Faux ongles, pâtes, cryptomonnaies, influenceurs… Afin de renflouer les caisses de l’État, le gouvernement kényan multiplie les nouvelles taxes, qui suscitent inquiétude et ressentiment dans ce pays en proie aux difficultés économiques, après le double choc de la pandémie de coronavirus et des conséquences de la guerre en Ukraine. Locomotive économique de la région d’Afrique de l’Est d’environ 53 millions d’habitants, le Kenya fait face également à une forte inflation (+ 8 % sur un an en mai) et à une sécheresse historique. La croissance a plafonné à 4,8 % en 2022, bien loin des 7,6 % atteints en 2021. La hausse des taux américains a, entre-temps, durci les conditions du crédit pour ce pays et d’autres en développement et fait chuter la monnaie locale. 20 % de la dette kenyane étant libellée en dollars, les coûts de remboursement se sont envolés.
Le président William Ruto cherche à générer plus de 2,1 milliards de dollars afin de renflouer les caisses de l’État, lourdement endetté notamment par les grands projets d’infrastructure de son prédécesseur Uhuru Kenyatta, dont il fut le vice-président. Mais la mise en œuvre de la nouvelle loi de finances présentée au début de juillet ne passe pas. La justice a refusé, le 10 juillet, de lever la mesure qui interdit au Trésor de mettre en œuvre les nouvelles taxes – impopulaires – prévues par cette loi. L’affaire a été renvoyée devant la Cour suprême qui devra trancher.
Un prêt qui intervient dans une conjoncture économique difficile
C’est dans ce contexte que le Fonds monétaire international (FMI) a annoncé lundi 17 juillet avoir validé une nouvelle tranche d’aide de 415 millions de dollars à destination du Kenya et être parvenu à un accord pour une aide de 551 millions de dollars supplémentaires. Ce versement intervient dans le cadre de la cinquième revue des engagements pris par le Kenya dans le cadre de son programme d’aide et porte à environ deux milliards de dollars le montant total déjà débloqué, soit la quasi-totalité des fonds prévus.
Le conseil d’administration du Fonds a par ailleurs accepté de prolonger de 10 mois la période d’application du programme « afin de laisser suffisamment de temps aux autorités de mettre en place leur programme de réformes ».
Des financements supplémentaires pour financer la transition climatique
Dans le même temps, il a également validé l’accès du pays à 551 millions de dollars supplémentaires dans le cadre de son Fonds pour la soutenabilité et la résilience (RSF), sur une période de 20 mois. Le RSF est un fonds qui doit financer la transition climatique et la mise en place de mesures visant à permettre l’adaptation des sociétés aux changements provoqués par le réchauffement climatique dans les pays pauvres et émergents.
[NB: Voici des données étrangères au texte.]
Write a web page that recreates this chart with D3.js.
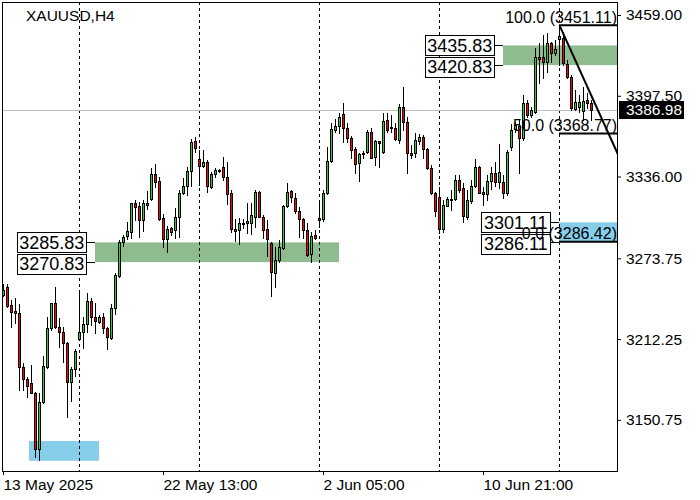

Si le RSF peut prévoir une période de grâce, permettant aux États d’entamer le remboursement plusieurs années plus tard, ce ne sera pas le cas pour le Kenya, la durée d’accès aux fonds se calquant sur le temps restant du programme actuel en cours, soit encore vingt mois.
Les réformes prévues dans le cadre du RSF doivent permettre de « renforcer les efforts pour intégrer les risques climatiques à la politique fiscale et au cadre d’investissement du pays, réduire les émissions avec la création d’un marché du carbone et renforcer la gestion des risques liés aux désastres naturels », a expliqué la directrice générale adjointe du FMI, Antoinette Sayeh, citée dans le communiqué.
De nouvelles manifestations malgré les dernières violences meurtrières
Le pays est confronté à l’une des pires sécheresses de ces dernières décennies ainsi qu’à des troubles internes, alors que des manifestations antigouvernementales régulières, parfois violentes, secouent le pays. L’opposition kényane reproche au président William Ruto d’avoir « volé » l’élection présidentielle d’août dernier, qu’il a remportée avec 50,49 % des suffrages exprimés, contre 48,85 % pour son challenger Raila Odinga. Ces derniers jours, les tensions sont montées d’un cran, entre les deux camps. Odinga a lancé un mouvement de contestation et appelé à des manifestations les 19, 20 et 21 juillet pour demander l’abrogation de la nouvelle loi de finances, qu’il considère comme punitive. Au moins neuf personnes ont été tuées la semaine dernière, et six autres la semaine précédente.